SHORT EXERCISE:
Return the lines below that carry the word "this".

LISTED RECORDS:
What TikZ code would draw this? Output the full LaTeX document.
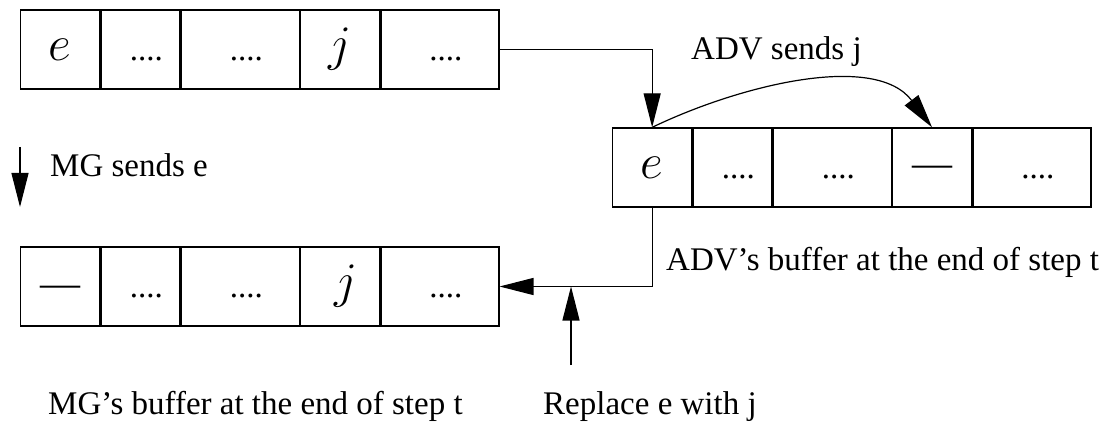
\documentclass[tikz,border=0pt]{standalone}
\usepackage{fontspec}
\setmainfont{Liberation Serif}
\usetikzlibrary{arrows.meta}

\tikzset{
  cellbox/.style={draw, line width=1.3pt, minimum height=79pt, inner sep=0pt, anchor=west},
  narrow/.style={cellbox, minimum width=79pt},
  wide/.style={cellbox, minimum width=118pt},
  lbl/.style={font=\fontsize{33}{40}\selectfont, inner sep=0pt, anchor=base west},
  dotsym/.style={font=\fontsize{33}{40}\selectfont, inner sep=0pt, anchor=base, xshift=6pt, yshift=-11pt},
  letter/.style={font=\fontsize{24.88}{30}\selectfont, inner sep=0pt, anchor=base, yshift=-11pt},
  blank/.style={font=\fontsize{40}{48}\selectfont, inner sep=0pt, anchor=base, yshift=-9.5pt},
  link/.style={line width=1.2pt, -{Triangle[length=34pt,width=17pt]}},
}
\newcommand{\bigsym}[1]{\scalebox{2}{$#1$}}

\begin{document}
\begin{tikzpicture}[x=1pt, y=-1pt]
  \useasboundingbox (0,0) rectangle (1102,422);

  % MG's buffer before step t
  \node[narrow] (t1) at (20,49.5) {};
  \node[narrow] (t2) at (t1.east) {};
  \node[wide]   (t3) at (t2.east) {};
  \node[narrow] (t4) at (t3.east) {};
  \node[wide]   (t5) at (t4.east) {};
  \node[letter] (t1c) at (t1.center) {\bigsym{e}};
  \node[dotsym] (t2c) at (t2.center) {....};
  \node[dotsym] (t3c) at (t3.center) {....};
  \node[letter] (t4c) at (t4.center) {\bigsym{j}};
  \node[dotsym] (t5c) at (t5.center) {....};

  % ADV's buffer
  \node[narrow] (m1) at (612,167.5) {};
  \node[narrow] (m2) at (m1.east) {};
  \node[wide]   (m3) at (m2.east) {};
  \node[narrow] (m4) at (m3.east) {};
  \node[wide]   (m5) at (m4.east) {};
  \node[letter] (m1c) at (m1.center) {\bigsym{e}};
  \node[dotsym] (m2c) at (m2.center) {....};
  \node[dotsym] (m3c) at (m3.center) {....};
  \node[blank]  (m4c) at (m4.center) {\textemdash};
  \node[dotsym] (m5c) at (m5.center) {....};

  % MG's buffer at the end of step t
  \node[narrow] (b1) at (20,286.5) {};
  \node[narrow] (b2) at (b1.east) {};
  \node[wide]   (b3) at (b2.east) {};
  \node[narrow] (b4) at (b3.east) {};
  \node[wide]   (b5) at (b4.east) {};
  \node[blank]  (b1c) at (b1.center) {\textemdash};
  \node[dotsym] (b2c) at (b2.center) {....};
  \node[dotsym] (b3c) at (b3.center) {....};
  \node[letter, xshift=6pt] (b4c) at (b4.center) {\bigsym{j}};
  \node[dotsym] (b5c) at (b5.center) {....};

  % connectors
  \draw[link] (t5.east) -| (m1.north);
  \draw[link] (m1.north) .. controls (740,85) and (875,52) .. (m4.north);
  \draw[link] (m1.south) |- (b5.east);
  \coordinate (repfoot) at (571,365);
  \draw[link] (repfoot) -- (repfoot |- b5.east);
  \coordinate (mgtop) at (20,147);
  \coordinate (mgtip) at (20,207);
  \draw[link] (mgtop) -- (mgtip);

  % labels
  \node[lbl] (advsends) at (691,60) {ADV sends j};
  \node[lbl] (mgsends) at (50,177) {MG sends e};
  \node[lbl] (advbuf) at (666,270) {ADV's buffer at the end of step t};
  \node[lbl] (mgbuf) at (48,414) {MG's buffer at the end of step t};
  \node[lbl] (replace) at (543,414) {Replace e with j};
\end{tikzpicture}
\end{document}
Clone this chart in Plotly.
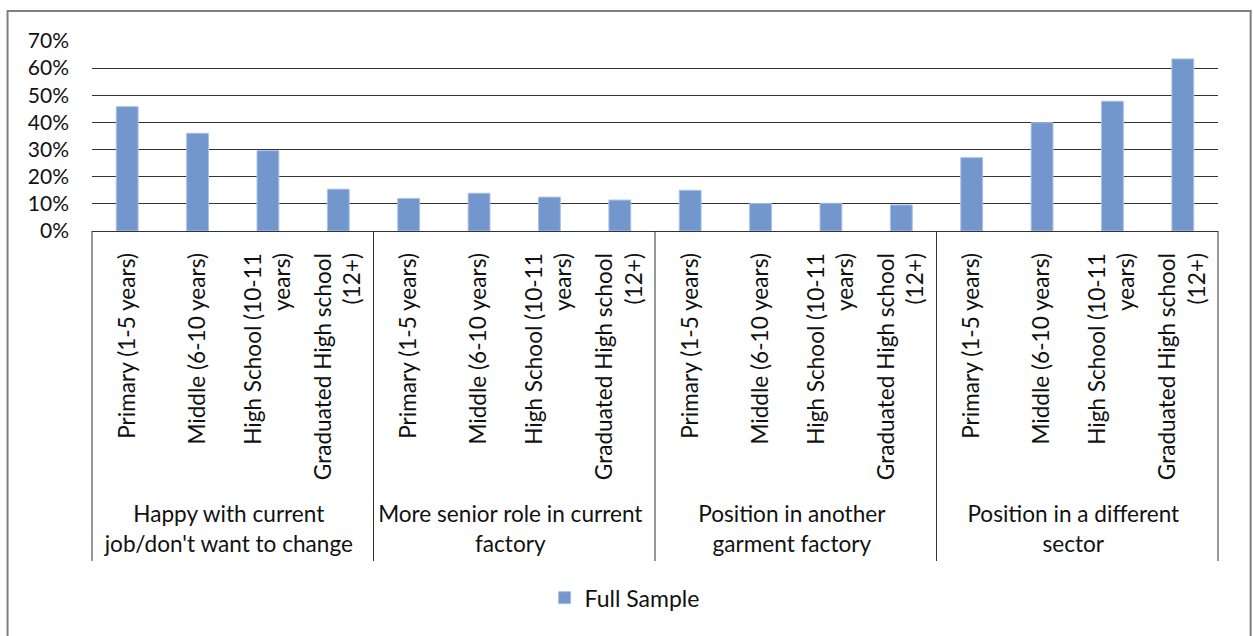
import plotly.graph_objects as go

groups = [
    "Happy with current<br>job/don't want to change",
    "More senior role in current<br>factory",
    "Position in another<br>garment factory",
    "Position in a different<br>sector",
]
levels = [
    "Primary (1-5 years)",
    "Middle (6-10 years)",
    "High School (10-11<br>years)",
    "Graduated High school<br>(12+)",
]
full_sample = [
    [0.458, 0.360, 0.296, 0.154],
    [0.120, 0.139, 0.125, 0.114],
    [0.150, 0.101, 0.102, 0.096],
    [0.270, 0.399, 0.478, 0.634],
]

# leading spaces push the group row a bit lower, like the Excel original
pad = "\u00a0" * 2
x_outer, x_inner, y_vals = [], [], []
for g, vals in zip(groups, full_sample):
    for lv, v in zip(levels, vals):
        x_outer.append(g)
        x_inner.append(pad + lv)
        y_vals.append(v)

FONT = "Lato"
fig = go.Figure()
fig.add_trace(go.Bar(
    x=[x_outer, x_inner], y=y_vals, name="Full Sample",
    marker=dict(color="#7397cd", line=dict(color="#a9c0e4", width=1)),
    width=0.31, showlegend=True,
))

fig.update_layout(
    width=1253, height=636,
    margin=dict(l=92, r=35, t=41, b=405),
    paper_bgcolor="white", plot_bgcolor="white",
    font=dict(family=FONT, size=22.6, color="#111111"),
    showlegend=True,
    legend=dict(orientation="h", x=0.473, xanchor="center", y=-1.93, yanchor="middle",
                font=dict(size=23)),
    bargap=0.69,
)
fig.update_yaxes(range=[0, 0.7], dtick=0.1, tickformat=".0%", showgrid=True,
                 gridcolor="#333333", gridwidth=1, zeroline=False,
                 ticks="", ticklabelstandoff=22, tickfont=dict(size=21))
fig.update_xaxes(type="multicategory", tickangle=-90, showline=True, linecolor="#333333",
                 showdividers=False, ticklabelstandoff=12)

# group dividers running down through the label area
for k in range(len(groups) + 1):
    fig.add_shape(type="line", xref="paper", yref="paper", x0=k / len(groups), x1=k / len(groups),
                  y0=0, y1=-1.737, line=dict(color="#333333", width=1))

fig.add_shape(type="rect", xref="paper", yref="paper", x0=-0.075, x1=1.029, y0=-2.2, y1=1.158,
              line=dict(color="#808080", width=2), fillcolor="rgba(0,0,0,0)", layer="below")

fig.write_html("out.html", post_script="document.body.style.margin='0px';",
               config={"displayModeBar": False})
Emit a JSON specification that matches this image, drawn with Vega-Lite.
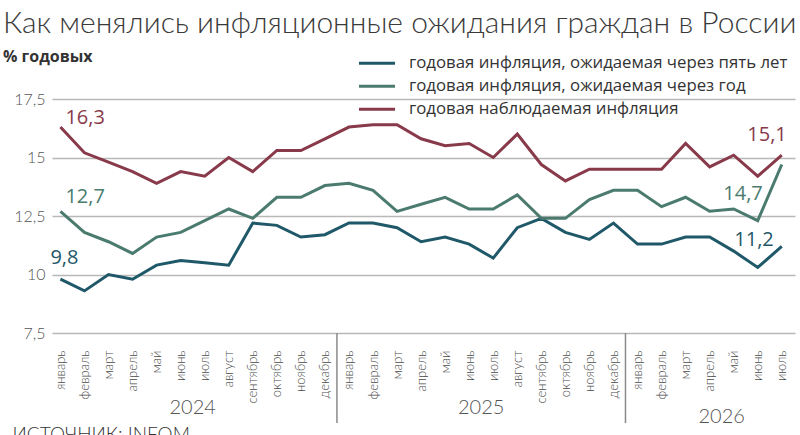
{
  "$schema": "https://vega.github.io/schema/vega-lite/v6.json",
  "width": 743,
  "height": 234,
  "autosize": {"type": "none"},
  "padding": {"left": 52, "top": 99, "right": 5, "bottom": 102},
  "background": "white",
  "title": {
    "text": "Как менялись инфляционные ожидания граждан в России",
    "subtitle": "% годовых",
    "anchor": "start",
    "frame": "group",
    "dx": -49,
    "offset": -13,
    "font": "Lato",
    "fontSize": 30,
    "fontWeight": 300,
    "color": "#3a3a3a",
    "subtitleFont": "Open Sans",
    "subtitleFontSize": 16,
    "subtitleFontWeight": "bold",
    "subtitleColor": "#333333",
    "subtitlePadding": 10
  },
  "config": {
    "view": {"stroke": null},
    "font": "Open Sans",
    "axisX": {
      "labelOverlap": false,
      "labelFlush": false,
      "labelBound": false,
      "labelAngle": -90,
      "labelFontSize": 13,
      "labelFont": "Lato",
      "labelFontWeight": 300,
      "labelColor": "#4a4a4a",
      "labelPadding": 17,
      "tickCount": 31,
      "grid": false,
      "ticks": false,
      "tickSize": 0,
      "domain": false
    },
    "axisY": {
      "labelFontSize": 16,
      "labelFont": "Lato",
      "labelFontWeight": 300,
      "labelColor": "#555555",
      "labelPadding": 7,
      "grid": true,
      "gridColor": "#b8b8b8",
      "gridWidth": 1.5,
      "ticks": false,
      "tickSize": 0,
      "domain": false
    }
  },
  "layer": [
    {
      "data": {"values": [
        {"t": 0, "five": 9.8, "one": 12.7, "obs": 16.3},
        {"t": 1, "five": 9.3, "one": 11.8, "obs": 15.2},
        {"t": 2, "five": 10.0, "one": 11.4, "obs": 14.8},
        {"t": 3, "five": 9.8, "one": 10.9, "obs": 14.4},
        {"t": 4, "five": 10.4, "one": 11.6, "obs": 13.9},
        {"t": 5, "five": 10.6, "one": 11.8, "obs": 14.4},
        {"t": 6, "five": 10.5, "one": 12.3, "obs": 14.2},
        {"t": 7, "five": 10.4, "one": 12.8, "obs": 15.0},
        {"t": 8, "five": 12.2, "one": 12.4, "obs": 14.4},
        {"t": 9, "five": 12.1, "one": 13.3, "obs": 15.3},
        {"t": 10, "five": 11.6, "one": 13.3, "obs": 15.3},
        {"t": 11, "five": 11.7, "one": 13.8, "obs": 15.8},
        {"t": 12, "five": 12.2, "one": 13.9, "obs": 16.3},
        {"t": 13, "five": 12.2, "one": 13.6, "obs": 16.4},
        {"t": 14, "five": 12.0, "one": 12.7, "obs": 16.4},
        {"t": 15, "five": 11.4, "one": 13.0, "obs": 15.8},
        {"t": 16, "five": 11.6, "one": 13.3, "obs": 15.5},
        {"t": 17, "five": 11.3, "one": 12.8, "obs": 15.6},
        {"t": 18, "five": 10.7, "one": 12.8, "obs": 15.0},
        {"t": 19, "five": 12.0, "one": 13.4, "obs": 16.0},
        {"t": 20, "five": 12.4, "one": 12.4, "obs": 14.7},
        {"t": 21, "five": 11.8, "one": 12.4, "obs": 14.0},
        {"t": 22, "five": 11.5, "one": 13.2, "obs": 14.5},
        {"t": 23, "five": 12.2, "one": 13.6, "obs": 14.5},
        {"t": 24, "five": 11.3, "one": 13.6, "obs": 14.5},
        {"t": 25, "five": 11.3, "one": 12.9, "obs": 14.5},
        {"t": 26, "five": 11.6, "one": 13.3, "obs": 15.6},
        {"t": 27, "five": 11.6, "one": 12.7, "obs": 14.6},
        {"t": 28, "five": 11.0, "one": 12.8, "obs": 15.1},
        {"t": 29, "five": 10.3, "one": 12.3, "obs": 14.2},
        {"t": 30, "five": 11.2, "one": 14.7, "obs": 15.1}
      ]},
      "transform": [
        {"fold": ["five", "one", "obs"], "as": ["series", "v"]},
        {"calculate": "replace(format(datum.v, '.1f'), '.', ',')", "as": "lbl"}
      ],
      "layer": [
        {
          "mark": {"type": "line", "strokeWidth": 3, "strokeJoin": "miter"},
          "encoding": {
            "x": {
              "field": "t", "type": "quantitative",
              "scale": {"domain": [-0.35, 30.55], "nice": false, "zero": false},
              "axis": {
                "values": [0,1,2,3,4,5,6,7,8,9,10,11,12,13,14,15,16,17,18,19,20,21,22,23,24,25,26,27,28,29,30],
                "tickCount": 31,
                "labelExpr": "['январь','февраль','март','апрель','май','июнь','июль','август','сентябрь','октябрь','ноябрь','декабрь'][datum.value % 12]",
                "labelOverlap": false,
                "title": "ИСТОЧНИК: INFOM",
                "titleAnchor": "start",
                "titleAlign": "left",
                "titleBaseline": "alphabetic",
                "titleX": -40,
                "titleY": 107,
                "titleFont": "Lato",
                "titleFontSize": 19,
                "titleFontWeight": 300,
                "titleColor": "#333333"
              }
            },
            "y": {
              "field": "v", "type": "quantitative",
              "scale": {"domain": [7.5, 17.5], "nice": false, "zero": false},
              "axis": {
                "values": [7.5, 10, 12.5, 15, 17.5],
                "labelExpr": "replace(format(datum.value, '~g'), '.', ',')",
                "title": null
              }
            },
            "color": {
              "field": "series", "type": "nominal",
              "scale": {"domain": ["five", "one", "obs"], "range": ["#1f5868", "#4b7b6f", "#883a4a"]},
              "legend": {
                "orient": "none",
                "legendX": 305,
                "legendY": -47,
                "title": null,
                "symbolType": "stroke",
                "symbolSize": 1300,
                "symbolStrokeWidth": 3,
                "labelFont": "Open Sans",
                "labelFontSize": 16.8,
                "labelColor": "#333333",
                "labelOffset": 12,
                "labelLimit": 0,
                "clipHeight": 22.5,
                "rowPadding": 0,
                "labelExpr": "datum.value == 'five' ? 'годовая инфляция, ожидаемая через пять лет' : datum.value == 'one' ? 'годовая инфляция, ожидаемая через год' : 'годовая наблюдаемая инфляция'"
              }
            }
          }
        },
        {
          "transform": [{"filter": "datum.t == 0 && datum.series == 'obs'"}],
          "mark": {"type": "text", "align": "left", "baseline": "alphabetic", "dx": 5, "dy": -3, "fontSize": 20, "font": "Open Sans", "color": "#883a4a"},
          "encoding": {"x": {"field": "t", "type": "quantitative"}, "y": {"field": "v", "type": "quantitative"}, "text": {"field": "lbl"}}
        },
        {
          "transform": [{"filter": "datum.t == 0 && datum.series == 'one'"}],
          "mark": {"type": "text", "align": "left", "baseline": "alphabetic", "dx": 5, "dy": -8, "fontSize": 20, "font": "Open Sans", "color": "#4b7b6f"},
          "encoding": {"x": {"field": "t", "type": "quantitative"}, "y": {"field": "v", "type": "quantitative"}, "text": {"field": "lbl"}}
        },
        {
          "transform": [{"filter": "datum.t == 0 && datum.series == 'five'"}],
          "mark": {"type": "text", "align": "left", "baseline": "alphabetic", "dx": -10, "dy": -15, "fontSize": 20, "font": "Open Sans", "color": "#1f5868"},
          "encoding": {"x": {"field": "t", "type": "quantitative"}, "y": {"field": "v", "type": "quantitative"}, "text": {"field": "lbl"}}
        },
        {
          "transform": [{"filter": "datum.t == 30 && datum.series == 'obs'"}],
          "mark": {"type": "text", "align": "right", "baseline": "alphabetic", "dx": 5, "dy": -14, "fontSize": 20, "font": "Open Sans", "color": "#883a4a"},
          "encoding": {"x": {"field": "t", "type": "quantitative"}, "y": {"field": "v", "type": "quantitative"}, "text": {"field": "lbl"}}
        },
        {
          "transform": [{"filter": "datum.t == 30 && datum.series == 'one'"}],
          "mark": {"type": "text", "align": "right", "baseline": "alphabetic", "dx": -19, "dy": 35, "fontSize": 20, "font": "Open Sans", "color": "#4b7b6f"},
          "encoding": {"x": {"field": "t", "type": "quantitative"}, "y": {"field": "v", "type": "quantitative"}, "text": {"field": "lbl"}}
        },
        {
          "transform": [{"filter": "datum.t == 30 && datum.series == 'five'"}],
          "mark": {"type": "text", "align": "right", "baseline": "alphabetic", "dx": -8, "dy": 0, "fontSize": 20, "font": "Open Sans", "color": "#1f5868"},
          "encoding": {"x": {"field": "t", "type": "quantitative"}, "y": {"field": "v", "type": "quantitative"}, "text": {"field": "lbl"}}
        }
      ]
    },
    {
      "data": {"values": [{"t": 11.5}, {"t": 23.5}]},
      "mark": {"type": "rule", "color": "#8a8a8a", "strokeWidth": 1.5},
      "encoding": {
        "x": {"field": "t", "type": "quantitative"},
        "y": {"datum": 7.5},
        "y2": {"datum": 3.65}
      }
    },
    {
      "data": {"values": [{"t": 5.5, "year": "2024"}, {"t": 17.5, "year": "2025"}]},
      "mark": {"type": "text", "fontSize": 20, "font": "Lato", "fontWeight": 300, "color": "#555555", "baseline": "middle", "align": "center"},
      "encoding": {
        "x": {"field": "t", "type": "quantitative"},
        "y": {"datum": 4.3},
        "text": {"field": "year"}
      }
    },
    {
      "data": {"values": [{"t": 27.5, "year": "2026"}]},
      "mark": {"type": "text", "fontSize": 20, "font": "Lato", "fontWeight": 300, "color": "#555555", "baseline": "middle", "align": "center"},
      "encoding": {
        "x": {"field": "t", "type": "quantitative"},
        "y": {"datum": 3.9},
        "text": {"field": "year"}
      }
    }
  ]
}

RESPONSE:
What TikZ code would draw this? Output the full LaTeX document.
Clone this chart in Plotly.
Emit a JSON specification that matches this image, drawn with Vega-Lite.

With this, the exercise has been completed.